All das ermöglichte es, das erste Autorentreffen im schweizerischen Spielmuseum (am Genfer See) zu organisieren, was ein echter Erfolg war.

Ich habe, zusammen mit Malcolm „GameWorks“ gegründet, eine Spiel-Entwicklungs-Firma für private Kunden mit der, Dank dem medienmässigen Highlight und mit der Hilfe von Bruno Cathala, wir schon am fünften Werbespiel arbeiten.
Ich konnte in Essen 2005 acht verschiedene Prototypen bei Verlagen lassen, und obwohl seitdem ein Teil davon negativ bewertet zurückgekommen ist, habe ich den klaren Eindruck gehabt, mein Name ist schon bei vielen bekannt, was die Kontakte extrem vereinfacht.

Die Praktika bei Zoch und Ravenburger, und dazu meine Erfahrung als Grafiker und Verleger (mit meinem Billard-Buch) sind eine wertvolle Hilfe bei unseren heutigen Projekten.
Ich habe den Eindruck, schon nach ganz kurzer Zeit, „dabei zu sein“, was sehr motivierend und bereichernd ist.
Ich hatte mich natürlich schon auf der Bühne in Göttingen bedankt, aber es war mir damals nicht ganz bewusst, wie groß die Auswirkung dieser Auszeichnung seine würde. Deshalb möchte ich mich hier nochmals bedanken, aber diesmal mit vollem Bewusstsein. Merci!

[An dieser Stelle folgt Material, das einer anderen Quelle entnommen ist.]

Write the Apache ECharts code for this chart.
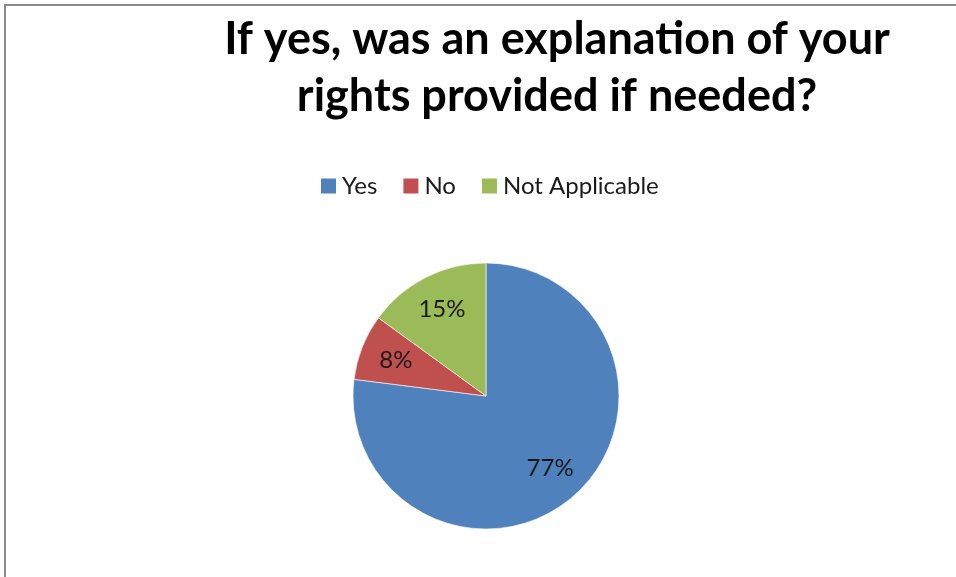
<!DOCTYPE html>
<html>
<head>
<meta charset="utf-8">
<script src="https://cdn.jsdelivr.net/npm/echarts@6/dist/echarts.min.js"></script>
<style>
html,body{margin:0;padding:0;background:#fff;}
#chart{width:956px;height:577px;}
</style>
</head>
<body>
<div id="chart"></div>
<script>
const titleText = 'If yes, was an explanation of your\nrights provided if needed?';
const categories = ['Yes', 'No', 'Not Applicable'];
const values = [77, 8, 15];
const colors = ['#4F81BD', '#C0504D', '#9BBB59'];

const font = 'Lato, "Open Sans", sans-serif';
const pieData = categories.map((c, i) => ({ name: c, value: values[i], itemStyle: { color: colors[i] } }));
const labelData = categories.map((c, i) => ({ name: c, value: values[i] }));

const chart = echarts.init(document.getElementById('chart'), null, { renderer: 'canvas' });
chart.setOption({
  animation: false,
  backgroundColor: '#fff',
  title: {
    text: titleText,
    left: 552,
    top: 6,
    textAlign: 'center',
    textStyle: { fontFamily: font, fontWeight: 'bold', fontSize: 45, lineHeight: 57, color: '#000' }
  },
  legend: {
    data: categories,
    left: 314,
    top: 169,
    icon: 'rect',
    itemWidth: 17,
    itemHeight: 17,
    itemGap: 24,
    textStyle: { fontFamily: font, fontSize: 24, color: '#1a1a1a', padding: [0, 0, 0, 0] }
  },
  graphic: [{
    type: 'rect',
    silent: true,
    shape: { x: 5, y: 5, width: 1200, height: 1200 },
    style: { fill: 'none', stroke: '#898989', lineWidth: 2 }
  }],
  series: [{
    type: 'pie',
    center: [486, 396],
    radius: [0, 133],
    startAngle: 90,
    clockwise: true,
    silent: true,
    label: { show: false },
    labelLine: { show: false },
    itemStyle: { borderColor: '#ffffff', borderWidth: 0.6 },
    data: pieData
  }, {
    type: 'pie',
    center: [486, 396],
    radius: [55, 133],
    startAngle: 90,
    clockwise: true,
    silent: true,
    itemStyle: { color: 'rgba(0,0,0,0)' },
    label: {
      show: true,
      position: 'inside',
      formatter: '{c}%',
      fontFamily: font,
      fontSize: 24,
      color: '#1a1a1a'
    },
    labelLine: { show: false },
    data: labelData
  }]
});
</script>
</body>
</html>
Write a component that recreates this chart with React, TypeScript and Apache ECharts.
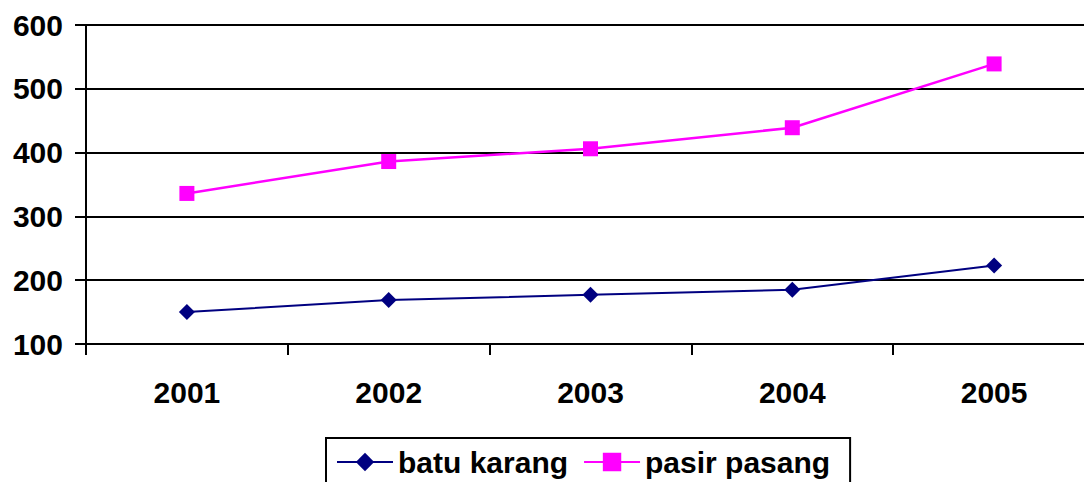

Ich hoffe die Werbung, die ich ständig bei den Schweizern und Franzosen mache, wird etwas bringen. Viele Autoren kennen Göttingen einfach nicht, vor allem die Nicht-Deutschsprachigen, die es dazu eh nicht wagen, an solchen Events teilzunehemen, wegen schwacher Sprachkenntnisse. Immer wieder sage ich das gleiche: die meisten Leute können sehr gut Englisch, ein paar sogar noch Französisch und vor allem alle reden die gleiche Esperanto-Sprache: Spielen!